Job >>
Exactly the lines from the one containing "Give me the" through the one containing "const fmt = v" are to be returned, please, without any pictures.

Records with drawing code
========
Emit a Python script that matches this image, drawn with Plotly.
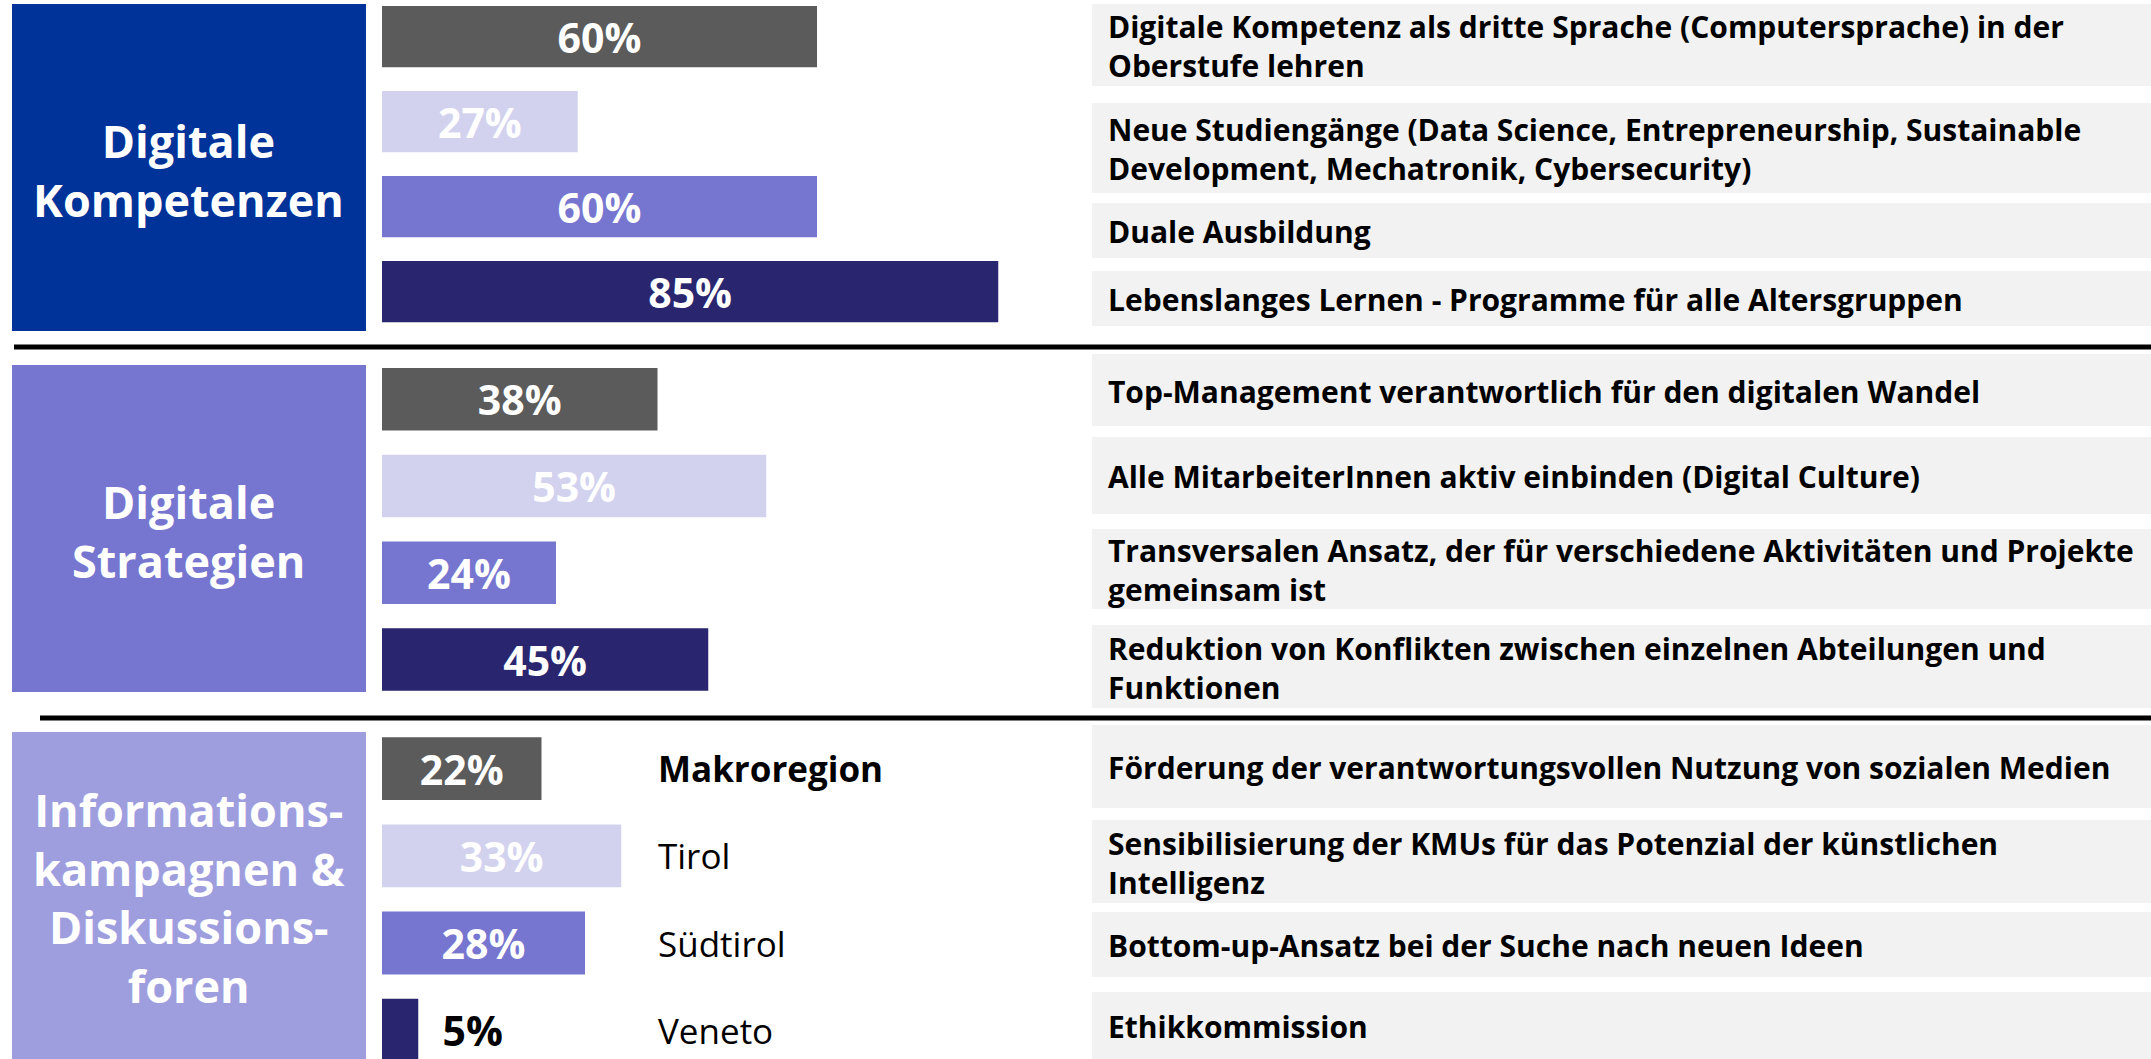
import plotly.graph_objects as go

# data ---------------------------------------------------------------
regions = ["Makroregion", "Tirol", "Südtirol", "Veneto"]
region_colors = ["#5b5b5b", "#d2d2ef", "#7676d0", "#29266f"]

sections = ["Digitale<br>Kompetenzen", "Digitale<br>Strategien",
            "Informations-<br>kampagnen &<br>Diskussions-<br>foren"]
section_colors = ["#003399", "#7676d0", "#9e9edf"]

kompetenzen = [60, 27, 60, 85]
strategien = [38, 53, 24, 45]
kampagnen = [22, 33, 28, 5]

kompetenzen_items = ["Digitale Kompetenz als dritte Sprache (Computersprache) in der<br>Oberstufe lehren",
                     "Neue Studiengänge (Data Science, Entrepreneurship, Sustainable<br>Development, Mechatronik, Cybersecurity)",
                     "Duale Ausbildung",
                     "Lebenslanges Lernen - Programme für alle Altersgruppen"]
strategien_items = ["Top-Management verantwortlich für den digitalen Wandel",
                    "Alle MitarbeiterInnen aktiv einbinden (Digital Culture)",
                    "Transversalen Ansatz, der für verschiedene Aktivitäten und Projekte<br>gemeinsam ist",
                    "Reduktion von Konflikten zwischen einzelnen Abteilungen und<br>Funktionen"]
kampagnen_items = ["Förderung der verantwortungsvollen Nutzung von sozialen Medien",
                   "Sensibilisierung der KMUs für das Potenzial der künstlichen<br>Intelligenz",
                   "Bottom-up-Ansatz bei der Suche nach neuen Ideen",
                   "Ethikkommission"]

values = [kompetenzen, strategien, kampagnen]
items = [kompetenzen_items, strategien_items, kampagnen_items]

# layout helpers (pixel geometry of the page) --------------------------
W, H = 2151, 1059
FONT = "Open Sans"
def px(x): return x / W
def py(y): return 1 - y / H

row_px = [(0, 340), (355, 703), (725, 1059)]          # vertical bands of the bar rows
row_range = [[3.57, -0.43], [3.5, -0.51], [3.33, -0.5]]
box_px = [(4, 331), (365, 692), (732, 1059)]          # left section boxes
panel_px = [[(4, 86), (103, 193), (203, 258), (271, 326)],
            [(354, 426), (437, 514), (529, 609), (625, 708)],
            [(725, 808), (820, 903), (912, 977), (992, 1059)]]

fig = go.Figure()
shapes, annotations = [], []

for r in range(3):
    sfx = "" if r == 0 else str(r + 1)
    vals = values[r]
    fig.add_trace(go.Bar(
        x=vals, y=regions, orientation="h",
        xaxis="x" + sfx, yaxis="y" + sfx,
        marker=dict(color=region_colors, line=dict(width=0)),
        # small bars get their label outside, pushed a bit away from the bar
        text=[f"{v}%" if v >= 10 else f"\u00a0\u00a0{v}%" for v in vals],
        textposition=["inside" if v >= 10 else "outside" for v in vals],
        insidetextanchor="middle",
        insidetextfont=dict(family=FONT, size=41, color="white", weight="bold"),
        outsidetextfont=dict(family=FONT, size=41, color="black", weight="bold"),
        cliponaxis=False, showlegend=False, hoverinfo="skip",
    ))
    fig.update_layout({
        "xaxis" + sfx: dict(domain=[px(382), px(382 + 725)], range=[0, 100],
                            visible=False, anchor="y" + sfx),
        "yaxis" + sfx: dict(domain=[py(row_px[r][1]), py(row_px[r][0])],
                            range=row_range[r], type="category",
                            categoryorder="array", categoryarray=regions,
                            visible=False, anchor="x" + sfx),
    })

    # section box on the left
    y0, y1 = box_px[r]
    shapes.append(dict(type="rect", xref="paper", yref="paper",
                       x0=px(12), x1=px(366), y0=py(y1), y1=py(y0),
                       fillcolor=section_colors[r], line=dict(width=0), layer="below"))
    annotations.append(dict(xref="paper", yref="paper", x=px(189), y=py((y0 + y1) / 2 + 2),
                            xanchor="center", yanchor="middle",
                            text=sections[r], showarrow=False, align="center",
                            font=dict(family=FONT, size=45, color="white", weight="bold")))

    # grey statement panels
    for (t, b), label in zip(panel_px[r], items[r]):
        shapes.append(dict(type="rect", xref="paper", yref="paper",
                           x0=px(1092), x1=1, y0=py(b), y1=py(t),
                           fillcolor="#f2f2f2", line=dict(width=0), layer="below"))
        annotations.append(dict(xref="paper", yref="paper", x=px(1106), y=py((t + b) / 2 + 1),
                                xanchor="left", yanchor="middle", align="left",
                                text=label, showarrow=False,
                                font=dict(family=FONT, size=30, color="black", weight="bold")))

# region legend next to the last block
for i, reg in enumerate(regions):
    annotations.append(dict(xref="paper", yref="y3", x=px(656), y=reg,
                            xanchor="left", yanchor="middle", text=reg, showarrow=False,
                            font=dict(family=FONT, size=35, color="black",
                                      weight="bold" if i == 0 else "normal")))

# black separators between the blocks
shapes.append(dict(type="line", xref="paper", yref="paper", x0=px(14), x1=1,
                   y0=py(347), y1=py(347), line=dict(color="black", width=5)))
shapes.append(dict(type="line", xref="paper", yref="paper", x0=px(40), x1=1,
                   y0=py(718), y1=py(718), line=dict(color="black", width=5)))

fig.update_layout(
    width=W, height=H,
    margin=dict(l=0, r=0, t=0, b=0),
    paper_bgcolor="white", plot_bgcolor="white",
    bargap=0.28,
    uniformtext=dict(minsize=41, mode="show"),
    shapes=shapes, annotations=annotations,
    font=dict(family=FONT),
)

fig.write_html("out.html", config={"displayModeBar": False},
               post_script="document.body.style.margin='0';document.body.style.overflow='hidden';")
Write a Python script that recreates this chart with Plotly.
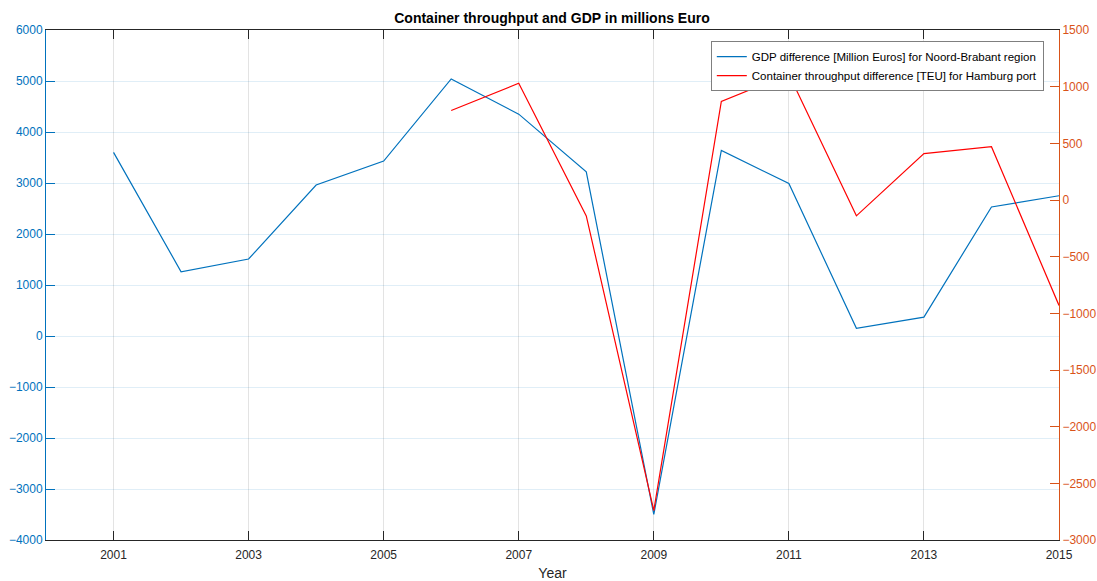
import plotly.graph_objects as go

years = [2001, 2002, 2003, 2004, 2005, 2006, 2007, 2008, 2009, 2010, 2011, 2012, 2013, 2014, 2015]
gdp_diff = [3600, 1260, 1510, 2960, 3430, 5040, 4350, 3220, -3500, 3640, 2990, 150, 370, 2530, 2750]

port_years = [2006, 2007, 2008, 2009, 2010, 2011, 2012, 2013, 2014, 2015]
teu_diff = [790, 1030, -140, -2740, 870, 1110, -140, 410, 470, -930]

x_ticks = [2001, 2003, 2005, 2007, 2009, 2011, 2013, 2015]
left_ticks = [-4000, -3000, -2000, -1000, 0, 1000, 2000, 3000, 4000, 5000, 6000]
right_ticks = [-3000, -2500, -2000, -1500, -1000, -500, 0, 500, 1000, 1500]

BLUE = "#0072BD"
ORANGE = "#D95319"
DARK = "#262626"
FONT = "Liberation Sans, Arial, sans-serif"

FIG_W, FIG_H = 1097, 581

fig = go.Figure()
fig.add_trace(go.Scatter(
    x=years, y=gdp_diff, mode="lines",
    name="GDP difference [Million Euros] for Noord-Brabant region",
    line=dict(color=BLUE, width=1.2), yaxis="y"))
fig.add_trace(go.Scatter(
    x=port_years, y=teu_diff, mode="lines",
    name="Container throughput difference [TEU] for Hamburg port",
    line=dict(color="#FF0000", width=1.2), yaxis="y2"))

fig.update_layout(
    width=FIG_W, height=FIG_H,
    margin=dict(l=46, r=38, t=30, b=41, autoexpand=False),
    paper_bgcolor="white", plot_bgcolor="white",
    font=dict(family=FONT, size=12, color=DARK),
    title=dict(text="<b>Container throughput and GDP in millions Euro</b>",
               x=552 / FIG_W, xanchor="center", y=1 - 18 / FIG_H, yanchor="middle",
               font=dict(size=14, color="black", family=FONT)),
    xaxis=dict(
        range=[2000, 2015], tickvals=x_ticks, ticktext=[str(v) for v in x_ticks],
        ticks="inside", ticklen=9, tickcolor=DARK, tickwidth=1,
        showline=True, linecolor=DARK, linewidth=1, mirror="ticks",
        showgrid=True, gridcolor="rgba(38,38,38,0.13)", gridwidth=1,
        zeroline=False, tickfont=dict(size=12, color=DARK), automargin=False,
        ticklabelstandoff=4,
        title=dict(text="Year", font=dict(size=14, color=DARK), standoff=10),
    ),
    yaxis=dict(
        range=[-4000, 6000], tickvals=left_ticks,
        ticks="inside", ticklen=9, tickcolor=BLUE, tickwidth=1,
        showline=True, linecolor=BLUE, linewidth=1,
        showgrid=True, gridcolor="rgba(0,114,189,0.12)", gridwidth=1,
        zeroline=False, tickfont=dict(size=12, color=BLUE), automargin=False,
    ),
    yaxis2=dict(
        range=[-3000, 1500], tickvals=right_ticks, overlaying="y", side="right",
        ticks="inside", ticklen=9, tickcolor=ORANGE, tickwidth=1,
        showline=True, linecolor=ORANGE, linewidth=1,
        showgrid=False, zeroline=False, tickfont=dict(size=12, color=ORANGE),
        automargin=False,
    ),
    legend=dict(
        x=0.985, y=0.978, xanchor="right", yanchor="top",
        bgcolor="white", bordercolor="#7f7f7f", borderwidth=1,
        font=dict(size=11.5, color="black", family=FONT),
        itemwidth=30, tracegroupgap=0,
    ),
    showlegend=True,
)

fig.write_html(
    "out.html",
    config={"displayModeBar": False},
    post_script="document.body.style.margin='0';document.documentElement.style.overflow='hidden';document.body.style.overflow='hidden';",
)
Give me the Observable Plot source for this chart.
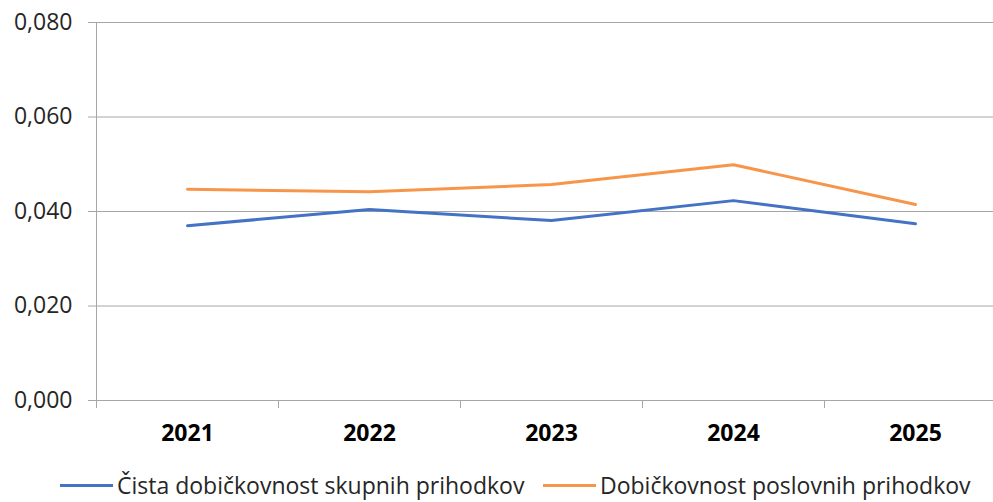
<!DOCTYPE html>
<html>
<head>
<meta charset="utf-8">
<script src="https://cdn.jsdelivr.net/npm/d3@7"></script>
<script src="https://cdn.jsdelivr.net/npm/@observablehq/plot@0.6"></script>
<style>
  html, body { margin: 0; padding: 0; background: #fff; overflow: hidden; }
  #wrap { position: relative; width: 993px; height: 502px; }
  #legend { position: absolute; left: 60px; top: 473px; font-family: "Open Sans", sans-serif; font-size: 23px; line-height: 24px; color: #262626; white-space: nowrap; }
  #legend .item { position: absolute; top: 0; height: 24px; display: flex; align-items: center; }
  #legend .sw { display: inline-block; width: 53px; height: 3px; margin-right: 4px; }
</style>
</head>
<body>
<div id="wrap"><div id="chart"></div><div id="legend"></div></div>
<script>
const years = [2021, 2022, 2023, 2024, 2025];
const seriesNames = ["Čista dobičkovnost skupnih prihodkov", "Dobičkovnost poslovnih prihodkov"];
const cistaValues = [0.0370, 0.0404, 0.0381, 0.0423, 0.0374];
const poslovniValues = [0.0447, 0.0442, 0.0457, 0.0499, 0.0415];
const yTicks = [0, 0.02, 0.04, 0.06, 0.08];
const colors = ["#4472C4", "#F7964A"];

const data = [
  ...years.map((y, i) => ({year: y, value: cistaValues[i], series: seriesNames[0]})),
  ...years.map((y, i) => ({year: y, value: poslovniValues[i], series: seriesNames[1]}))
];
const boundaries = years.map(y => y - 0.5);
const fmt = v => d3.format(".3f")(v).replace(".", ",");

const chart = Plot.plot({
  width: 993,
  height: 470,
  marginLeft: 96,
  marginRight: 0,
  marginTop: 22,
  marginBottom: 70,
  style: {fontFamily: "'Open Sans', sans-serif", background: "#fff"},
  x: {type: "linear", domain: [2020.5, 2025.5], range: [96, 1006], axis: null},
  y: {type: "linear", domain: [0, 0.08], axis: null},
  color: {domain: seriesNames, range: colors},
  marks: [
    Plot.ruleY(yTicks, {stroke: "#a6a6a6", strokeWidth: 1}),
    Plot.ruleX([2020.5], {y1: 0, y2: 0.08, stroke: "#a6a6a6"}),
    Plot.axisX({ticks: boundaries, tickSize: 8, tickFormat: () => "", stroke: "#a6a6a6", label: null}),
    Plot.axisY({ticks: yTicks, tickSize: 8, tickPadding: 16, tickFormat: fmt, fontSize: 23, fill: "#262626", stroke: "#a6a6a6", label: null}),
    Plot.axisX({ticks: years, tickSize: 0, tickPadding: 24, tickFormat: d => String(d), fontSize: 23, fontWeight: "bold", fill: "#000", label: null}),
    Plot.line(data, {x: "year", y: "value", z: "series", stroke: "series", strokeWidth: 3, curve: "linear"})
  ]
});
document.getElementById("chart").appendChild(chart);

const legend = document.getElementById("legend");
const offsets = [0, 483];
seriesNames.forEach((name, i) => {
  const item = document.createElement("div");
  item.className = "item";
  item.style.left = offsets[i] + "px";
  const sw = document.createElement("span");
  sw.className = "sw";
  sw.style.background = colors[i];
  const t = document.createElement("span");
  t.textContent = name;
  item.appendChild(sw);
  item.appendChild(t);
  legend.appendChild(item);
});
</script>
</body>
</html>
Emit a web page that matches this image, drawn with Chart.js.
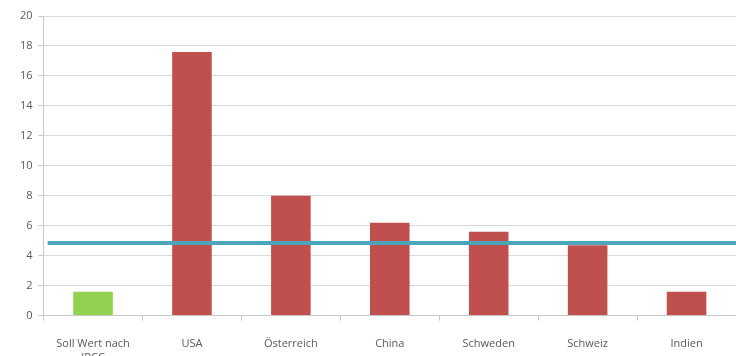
========
Exercise result >>
Give me the Observable Plot source for this chart.
<!DOCTYPE html>
<html>
<head>
<meta charset="utf-8">
<script src="https://cdn.jsdelivr.net/npm/d3@7"></script>
<script src="https://cdn.jsdelivr.net/npm/@observablehq/plot@0.6"></script>
<style>
  html, body { margin: 0; padding: 0; background: #fff; overflow: hidden; }
  #wrap { position: relative; width: 993px; height: 502px; }
  #legend { position: absolute; left: 60px; top: 473px; font-family: "Open Sans", sans-serif; font-size: 23px; line-height: 24px; color: #262626; white-space: nowrap; }
  #legend .item { position: absolute; top: 0; height: 24px; display: flex; align-items: center; }
  #legend .sw { display: inline-block; width: 53px; height: 3px; margin-right: 4px; }
</style>
</head>
<body>
<div id="wrap"><div id="chart"></div><div id="legend"></div></div>
<script>
const years = [2021, 2022, 2023, 2024, 2025];
const seriesNames = ["Čista dobičkovnost skupnih prihodkov", "Dobičkovnost poslovnih prihodkov"];
const cistaValues = [0.0370, 0.0404, 0.0381, 0.0423, 0.0374];
const poslovniValues = [0.0447, 0.0442, 0.0457, 0.0499, 0.0415];
const yTicks = [0, 0.02, 0.04, 0.06, 0.08];
const colors = ["#4472C4", "#F7964A"];

const data = [
  ...years.map((y, i) => ({year: y, value: cistaValues[i], series: seriesNames[0]})),
  ...years.map((y, i) => ({year: y, value: poslovniValues[i], series: seriesNames[1]}))
];
const boundaries = years.map(y => y - 0.5);
const fmt = v => d3.format(".3f")(v).replace(".", ",");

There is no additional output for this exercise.